Cavbus Group
- Parent: Cavanagh family
- Commenced operation: 1952 (Cavbus formed in 2001, Cavglass in 2007)
- Headquarters: Logan Village, Queensland
- Service area: Scenic Rim Region Brisbane Sunshine Coast
- Service type: Bus & coach operator
- Depots: 3
- Fleet: 115 (February 2018)
- Website: www.logancoaches.com.au

= Cavanagh Bus Group =

Australian bus operator

The Cavbus Group is an Australian operator of bus companies in South East Queensland.

==Cavanagh's Bus Service==
In March 1952, Clyde and Clare Cavanagh entered a partnership with Wilfred Ryan to purchase three buses from King's Bus Co with services in Kempsey. The Cavanaghs later bought Ryan out and in 1965 purchased a further route from King's. In 1967, Cavanagh's Bus Service commenced operating camping tours throughout Australia.

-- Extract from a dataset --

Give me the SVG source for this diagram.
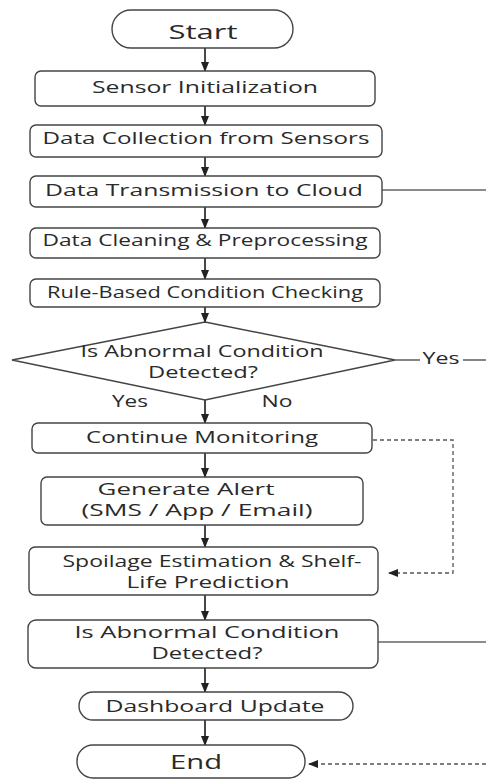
<svg xmlns="http://www.w3.org/2000/svg" width="486" height="781" viewBox="0 0 486 781">
<style>
.box{fill:#fff;stroke:#444;stroke-width:1.4}
.t{font-family:"Open Sans","DejaVu Sans",sans-serif;font-weight:500;font-size:17px;fill:#2a2a2a;text-anchor:middle}
.sm{font-size:15.5px}
.big{font-size:20px}
.ln{fill:none;stroke:#333;stroke-width:1.8}
.gl{fill:none;stroke:#666;stroke-width:1.6}
.dl{fill:none;stroke:#555;stroke-width:1.3;stroke-dasharray:4 3}
</style>
<defs>
<marker id="ah" markerWidth="10" markerHeight="8" refX="9" refY="4" orient="auto" markerUnits="userSpaceOnUse">
<path d="M0,0 L10,4 L0,8 Z" fill="#222"/>
</marker>
</defs>
<rect width="486" height="781" fill="#fff"/>
<g id="connectors">
<path class="ln" d="M205,48 V71" marker-end="url(#ah)"/>
<path class="ln" d="M205,106 V125" marker-end="url(#ah)"/>
<path class="ln" d="M205,157 V176" marker-end="url(#ah)"/>
<path class="ln" d="M205,207 V228" marker-end="url(#ah)"/>
<path class="ln" d="M205,258 V279" marker-end="url(#ah)"/>
<path class="ln" d="M205,307 V322" marker-end="url(#ah)"/>
<path class="ln" d="M205,400 V423" marker-end="url(#ah)"/>
<path class="ln" d="M205,453 V477" marker-end="url(#ah)"/>
<path class="ln" d="M205,525 V547" marker-end="url(#ah)"/>
<path class="ln" d="M205,595 V620" marker-end="url(#ah)"/>
<path class="ln" d="M205,668 V692" marker-end="url(#ah)"/>
<path class="ln" d="M205,720 V745" marker-end="url(#ah)"/>
<path class="gl" d="M382,190 H486"/>
<path class="gl" d="M395,360 H420"/>
<path class="gl" d="M463,360 H486"/>
<path class="gl" d="M378,642 H486"/>
<path class="dl" d="M373,440 H453 V573 H389" marker-end="url(#ah)"/>
<path class="dl" d="M486,764 H309" marker-end="url(#ah)"/>
</g>
<g id="start"><rect class="box" x="112" y="10" width="181" height="38" rx="19"/><text class="t big" x="203" y="39" textLength="69" lengthAdjust="spacingAndGlyphs">Start</text></g>
<g id="sensor-init"><rect class="box" x="35" y="71" width="340" height="35" rx="6"/><text class="t" x="205" y="93" textLength="226" lengthAdjust="spacingAndGlyphs">Sensor Initialization</text></g>
<g id="data-collection"><rect class="box" x="30" y="125" width="352" height="32" rx="6"/><text class="t" x="206" y="144" textLength="327" lengthAdjust="spacingAndGlyphs">Data Collection from Sensors</text></g>
<g id="data-transmission"><rect class="box" x="30" y="176" width="352" height="31" rx="6"/><text class="t" x="204" y="196" textLength="318" lengthAdjust="spacingAndGlyphs">Data Transmission to Cloud</text></g>
<g id="data-cleaning"><rect class="box" x="30" y="228" width="350" height="30" rx="6"/><text class="t" x="205" y="246" textLength="325" lengthAdjust="spacingAndGlyphs">Data Cleaning &amp; Preprocessing</text></g>
<g id="rule-based"><rect class="box" x="30" y="279" width="350" height="28" rx="6"/><text class="t" x="205" y="298" textLength="316" lengthAdjust="spacingAndGlyphs">Rule-Based Condition Checking</text></g>
<g id="decision1"><path class="box" d="M205,322 L395,360 L205,400 L12,360 Z"/><text class="t sm" x="202" y="357" textLength="243" lengthAdjust="spacingAndGlyphs">Is Abnormal Condition</text><text class="t sm" x="203" y="378" textLength="110" lengthAdjust="spacingAndGlyphs">Detected?</text></g>
<g id="labels"><text class="t" x="441" y="364" textLength="37" lengthAdjust="spacingAndGlyphs">Yes</text><text class="t" x="130" y="407" textLength="36" lengthAdjust="spacingAndGlyphs">Yes</text><text class="t" x="277" y="407" textLength="31" lengthAdjust="spacingAndGlyphs">No</text></g>
<g id="continue"><rect class="box" x="32" y="423" width="340" height="30" rx="6"/><text class="t" x="202" y="443" textLength="232" lengthAdjust="spacingAndGlyphs">Continue Monitoring</text></g>
<g id="alert"><rect class="box" x="41" y="477" width="322" height="48" rx="6"/><text class="t sm" x="186" y="495" textLength="177" lengthAdjust="spacingAndGlyphs">Generate Alert</text><text class="t sm" x="197" y="516" textLength="231" lengthAdjust="spacingAndGlyphs">(SMS / App / Email)</text></g>
<g id="spoilage"><rect class="box" x="29" y="547" width="349" height="48" rx="6"/><text class="t sm" x="212" y="567" textLength="299" lengthAdjust="spacingAndGlyphs">Spoilage Estimation &amp; Shelf-</text><text class="t sm" x="208" y="588" textLength="163" lengthAdjust="spacingAndGlyphs">Life Prediction</text></g>
<g id="decision2"><rect class="box" x="28" y="620" width="350" height="48" rx="8"/><text class="t sm" x="207" y="638" textLength="265" lengthAdjust="spacingAndGlyphs">Is Abnormal Condition</text><text class="t sm" x="207" y="659" textLength="111" lengthAdjust="spacingAndGlyphs">Detected?</text></g>
<g id="dashboard"><rect class="box" x="79" y="692" width="274" height="28" rx="14"/><text class="t" x="215" y="712" textLength="219" lengthAdjust="spacingAndGlyphs">Dashboard Update</text></g>
<g id="end"><rect class="box" x="77" y="745" width="228" height="33" rx="16"/><text class="t big" x="196" y="769" textLength="52" lengthAdjust="spacingAndGlyphs">End</text></g>
</svg>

In 1991, McKay's Bus Service was purchased followed by Mercury Roadlines in 1996. In 2002, a subsidiary was established in Port Macquarie under the Portbus brand. From January 2003 until December 2007, Cavanagh's operated services from Newcastle to Taree and Port Macquarie to Wauchope under contract to CountryLink. As at July 2017, the fleet consisted of 56 vehicles.

In July 2017, the Kempsey operation was acquired by Victorian operators Dineen Group. In February 2018, the Port Macquarie operation was acquired by the McGrady family.

==Cavbus==
In 2001, Cavbus was formed when Cavanagh's purchased the Beaudesert Bus Service and Logan Coaches businesses from Jim Hill. As at February 2018, the fleet consisted of 84 vehicles.

Depots are operated in Beaudesert, Ipswich and Logan Village.

===Cavglass===
In 1998, Glasshouse Country Coaches, Glass House Mountains was purchased by Jim Hill. In June 2007, the business was purchased by the Cavanagh's. As at August 2017, the fleet consisted of 29 vehicles.